Article

Published: October 30, 2021

Dexter Codo

Edited: November 26, 2023

How to install raspi-config on Ubuntu

Learn what raspi-config is used for and how to install it on Ubuntu.

CONTEXT

Tested on Ubuntu server 20.04.3LTS and Ubuntu Desktop 21.10.

Introducing the raspi-config tool

Most operating systems (OS) come with a control or settings panel that allows you to modify the behaviour of the system, from your desktop wallpaper and WiFi configuration, to adding and managing users of the machine.

Raspberry Pi OS (also known as RaspianOS) is no different than other OS in the sense that it also has a configuration panel that allows you to modify certain aspects of its behaviour. However, it lacks a display screen that normally comes with the purchase of a computer.

It's worth recalling their ethos of eliminating overhead where everything is taken off, leaving only what is necessary for it to perform. On this note, Raspberry Pi is ideal to run as a server - which typically has no display screen.

So how do you control the behaviour of an operating system when you can't even read your code? This is where the raspi-config tool comes in. raspi-config is a tool that works like any other configuration panel which allows you to change certain behaviours of your Raspberry Pi OS - except without the same interface.

raspi-config is developed to work within t command-line interface, otherwise known as the terminal. In terms of user interaction, you only have your keyboard to rely on as your mouse would be rendered useless on black terminal screens.

Like any other control panels, the raspi-config tool can be used to change specific behaviours, including your login password. However, it also offers further options for power users such as overclocking, General-Purpose Input / Output (GPIO) and i2c configurations that may not be available in other systems as these bahaviours are quite specific to the hardware of Raspberry Pi.

Read more on the complete functionality of raspi-config through their official documentation here: https://www.raspberrypi.com/documentation/computers/configuration.html

Why you would need raspi-config on Ubuntu

The most compelling reason to install the raspi-config tool on Ubuntu is to interact with GPIO, which is an interface made out of 40 pins on Raspberry Pi. This allows you to add other electronic devices such as sonic sensors.
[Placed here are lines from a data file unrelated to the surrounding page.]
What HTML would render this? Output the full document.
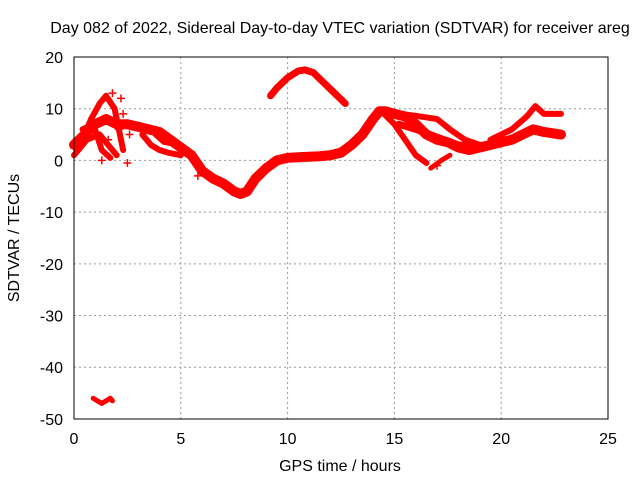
<!DOCTYPE html>
<html><head><meta charset="utf-8"><style>
body{margin:0;background:#fff}
svg{display:block;font-family:"Liberation Sans",sans-serif}
</style></head><body>
<svg id="chart" width="640" height="480" viewBox="0 0 640 480">
<rect width="640" height="480" fill="#fff"/>
<text x="340" y="33" font-size="16" text-anchor="middle">Day 082 of 2022, Sidereal Day-to-day VTEC variation (SDTVAR) for receiver areg</text>
<text x="340" y="471" font-size="16" text-anchor="middle">GPS time / hours</text>
<text transform="translate(19,238) rotate(-90)" font-size="16" text-anchor="middle">SDTVAR / TECUs</text>
<g id="grid"></g><g id="ticks"></g><g id="marks"></g>
<rect x="74" y="57" width="534" height="362" fill="none" stroke="#000" stroke-width="1"/>
</svg>
<script>
const xTicks=[0,5,10,15,20,25];
const yTicks=[20,10,0,-10,-20,-30,-40,-50];
const mainT=[0,0.5,1,1.5,2,2.5,3,3.5,4,4.5,5,5.5,6,6.5,7,7.5,7.8,8.1,8.5,9,9.5,10,10.5,11,11.5,12,12.5,13,13.5,14,14.3,14.6,15,15.5,16,16.5,17,17.5,18,18.5,19,19.5,20,20.5,21,21.5,22,22.8];
const mainV=[3,5,7,8,7,7,6.5,6,5.5,4,2.5,1,-2,-3.5,-4.5,-6,-6.5,-6,-3.5,-1.5,0,0.5,0.6,0.7,0.8,1,1.5,3,5,8,9.5,9.5,9,8.5,7,5,4,3.5,2.5,2,2.5,3,3.5,4,5,6,5.5,5];
const arcT=[9.2,9.5,10,10.5,10.8,11.2,11.7,12.2,12.7];
const arcV=[12.5,14,16,17.3,17.5,17,15,13,11];
const dropT=[14.4,15,15.5,16,16.5];
const dropV=[9.5,7,4,1,-0.5];
const dropBT=[16.7,17.2,17.6];
const dropBV=[-1.5,0,1];
const midAT=[15.3,16.2,17,17.6,18.3,19];
const midAV=[9,8.5,8,6,4,3];
const midBT=[15.2,16,17,18,19];
const midBV=[7,6,4.5,3,2.5];
const upT=[19.5,20.5,21.2,21.6,22,22.8];
const upV=[4,6,8.5,10.5,9,9];
const earlyAT=[0.3,0.8,1.2,1.5,1.9,2.3];
const earlyAV=[3,8,11,12.5,10,2];
const earlyBT=[0.4,0.9,1.3,1.7];
const earlyBV=[6,7,2,0.5];
const earlyCT=[3.2,3.6,4,4.4,5];
const earlyCV=[5,3,2,1.5,1];
const earlyDT=[0,0.6,1.2,1.6,2];
const earlyDV=[1,4,5,3,1];
const earlyET=[3.8,4.2,4.8,5.2];
const earlyEV=[5,3.5,3,1.5];
const outT=[0.9,1.1,1.3,1.5,1.7,1.8];
const outV=[-46,-46.5,-47,-46.5,-46,-46.5];
const plusT=[1.8,2.2,2.6,1.6,2.5,1.3,2.3,5.8,6,17,1.5,2.1];
const plusV=[13,12,5,4,-0.5,0,9,-3,-2,-1,8,6];
const X=t=>74+t*21.36, Y=v=>160.4-v*5.171;
const NS='http://www.w3.org/2000/svg';
const grid=document.getElementById('grid'),ticks=document.getElementById('ticks'),marks=document.getElementById('marks');
function mk(tag,at,parent){const e=document.createElementNS(NS,tag);for(const k in at)e.setAttribute(k,at[k]);parent.appendChild(e);return e;}
xTicks.forEach(t=>{
 if(t>0&&t<25){const g=mk('line',{x1:X(t),x2:X(t),y1:57,y2:419,stroke:'#999','stroke-dasharray':'2,3'},grid);
 
 }
 const l=mk('text',{x:X(t),y:444,'font-size':16,'text-anchor':'middle'},ticks);l.textContent=t;
 
 
});
yTicks.forEach(v=>{
 if(v<20&&v>-50){const g=mk('line',{x1:74,x2:608,y1:Y(v),y2:Y(v),stroke:'#999','stroke-dasharray':'2,3'},grid);
 
 }
 const l=mk('text',{x:63,y:Y(v)+6,'font-size':16,'text-anchor':'end'},ticks);l.textContent=v;
 
 
});
function track(T,V,w,name){
 const p=mk('polyline',{points:T.map((t,i)=>X(t)+','+Y(V[i])).join(' '),fill:'none',stroke:'#f00','stroke-width':w,'stroke-linejoin':'round','stroke-linecap':'round'},marks);
 
 
}
track(mainT,mainV,10,'main-band');
track(arcT,arcV,7,'arc-band');
track(dropT,dropV,6,'drop-band');
track(dropBT,dropBV,5,'drop-b-band');
track(midAT,midAV,6,'mid-a-band');
track(midBT,midBV,7,'mid-b-band');
track(upT,upV,6,'upper-band');
track(earlyAT,earlyAV,6,'early-a-band');
track(earlyBT,earlyBV,6,'early-b-band');
track(earlyCT,earlyCV,6,'early-c-band');
track(earlyDT,earlyDV,6,'early-d-band');
track(earlyET,earlyEV,5,'early-e-band');
track(outT,outV,5,'outlier-band');
plusT.forEach((t,i)=>{
 const p=mk('path',{d:`M${X(t)-4},${Y(plusV[i])}h8M${X(t)},${Y(plusV[i])-4}v8`,stroke:'#f00','stroke-width':1.5},marks);
 
 
});
</script>
</body></html>
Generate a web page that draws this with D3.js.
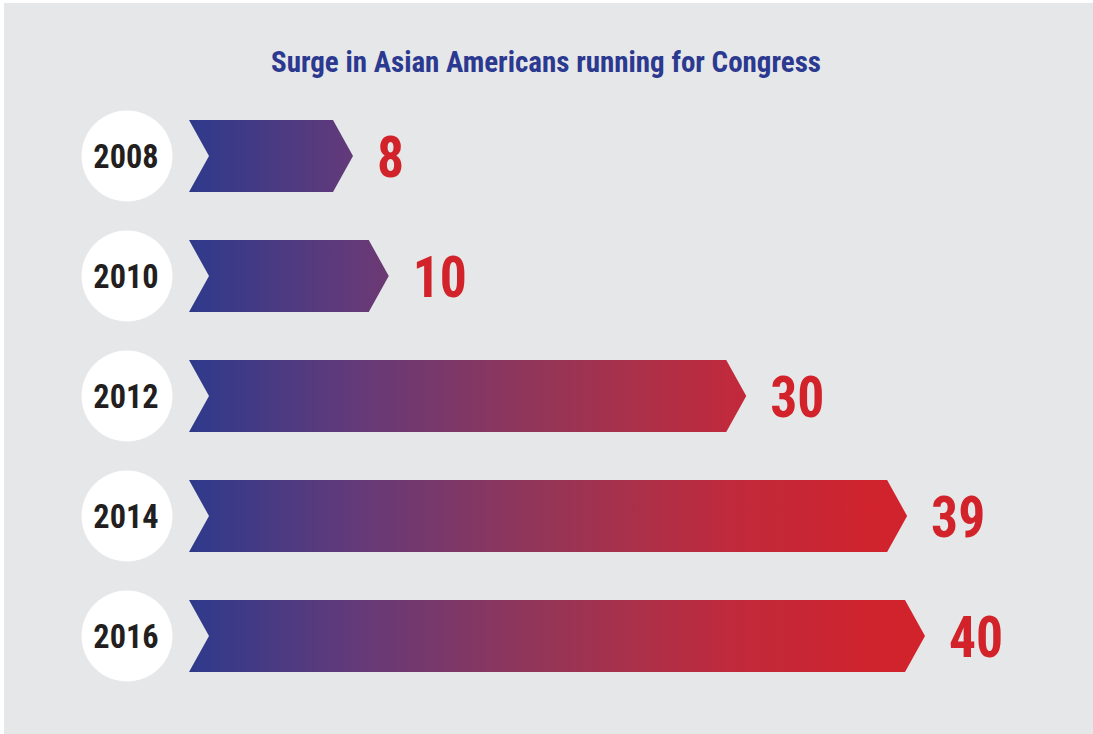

The Raspberry Pi OS has such capabilities built into it that in using the raspi-config tool, you can simplify the process of enabling or disabling certain interfaces. This makes it a tempting tool for engineers to use.

Should you install raspi-config?

It’s important to note that raspi-config was not exclusively built for Ubuntu, thus the two may not be the best of combinations to unleash raspi-config’s full capabilities.

Things such as overclocking will not work due to certain incompatibilities between Raspberry Pi OS and Ubuntu.

While there is no harm in installing the tool to tinker with (since you can always uninstall the package at any point in time), the use case remains. If you intend to extend your Raspberry Pi’s capabilities to GPIO-enabled devices, we recommend installing the tool.

How to install raspi-config

First, go to 

https://archive.raspberrypi.org/debian/pool/main/r/raspi-config/

Find the latest deb file.

Replace the filename below to the latest you can find.

At the time of writing, the latest filename is raspi-config_20211019_all.deb

> wget <https://archive.raspberrypi.org/debian/pool/main/r/raspi-config/raspi-config_20211019_all.deb> -p ./

Now that you have the raspi-config package, let’s install all of its dependencies for it to work.

> sudo apt -y install libnewt0.52 whiptail parted triggerhappy lua5.1 alsa-utils

The final step of preparation involves fixing any broken packages (just in case) before proceeding to install the target package.

> sudo apt install -fy

Now, you are ready to install the package which you downloaded earlier.

> dpkg -i /tmp/raspi-config_20211019_all.deb

Great! Now you have successfully installed the raspi-config tool on Ubuntu. You can verify that by typing raspi-config in your terminal. If the installation is successful, you should see a panel similar to the screenshot above.